Rockstar says BBC’s GTA drama was ‘random, made up b****cks’

Last night saw the long-awaited airing of the BBC’s controversial dramatization of Rockstar’s creation of Grand Theft Auto, The Gamechangers.

At least, that is what we thought it would be about. In reality the 90-minute show didn’t seem to tell any particular story. The events depicted the period between the releases of GTA Vice City and San Andreas. Sam Houser, played by Harry Potter’s Daniel Radcliffe, is shown as wanting to push the possibilities of the series, developing Vice City’s bite-sized cultural snapshot into the a fully-blown 3D world.

Houser’s desire to accurately depict sex in the game and the subsequent ‘Hot Coffee’ scandal formed the thrust of the narrative tension, although if any character provided the anchor to the events it was, bizarrely, disbarred lawyer Jack Thompson. His moral tirade against GTA, while at times presented as unhinged, also leant Thompson a depth of character not afforded to any others.

Ultimately he was the only figure the viewer was encouraged to sympathise with, at times leading to the feeling that if the BBC hoped to achieve anything it was to raise concern about video game violence.

None of which is to say that video game violence isn’t a subject that should be explored. Of course it is, and indeed, the most striking sequence of the film – Devin Moore’s murder of three – was designed explicitly to bring that subject into sharp contrast.

But in a film ostensibly pitched as part of the BBC’s Make It Digital education campaign, why this was chosen as the focus over GTA’s actual development is a mystery. In fact, the act of development itself was barely acknowledged, and when it was the details were more often than not farcical. At one point Houser asks for a new, in-house game engine – in the next scene he has one.

There’s also the issue of factual inaccuracies, which were of course inevitable but clearly proved a point of contention both for Rockstar and some of the individuals involved in the game’s development. Rockstar itself even challenged the BBC on Twitter, labelling the show as random, made up bollocks”:

Don’t underestimate the significance of this public statement, either. Rockstar’s content may be edgy but the public facing side of the company itself is anything but.

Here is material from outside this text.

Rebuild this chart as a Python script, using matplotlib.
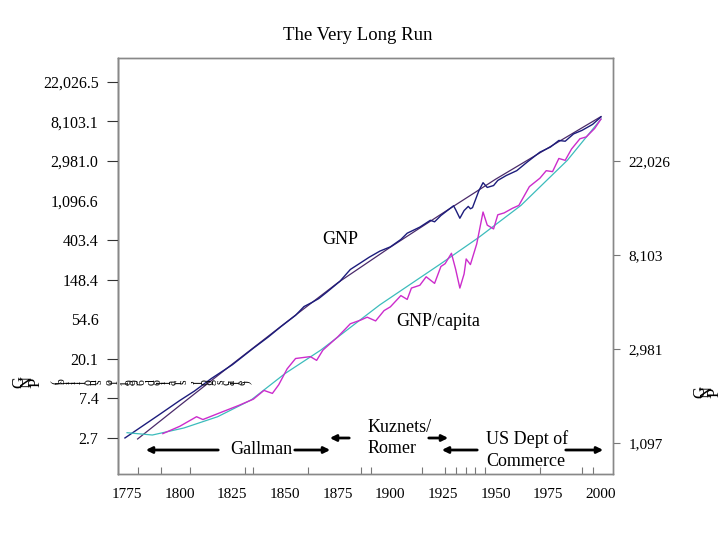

Overall it’s hard to fathom the purpose of The Gamechangers. A drama without much in the way of actual, well, drama, that also served little educational purpose. About the only thing going for it were the decent performances of the headline acts. Those tuning in to see Radcliffe and Paxton in action would perhaps have left satisfied, to a point. But at a time where TV drama is as varied and often excellent as it is, The Gamechangers felt entirely out of its depth.

Is it good that video games culture can serve as the focus of mainstream TV programming? Sure, that’s progress, of a sort. But clearly we’re yet to progress to the point where games can thematically equate to anything other than violence, although who is to blame for that is another debate entirely.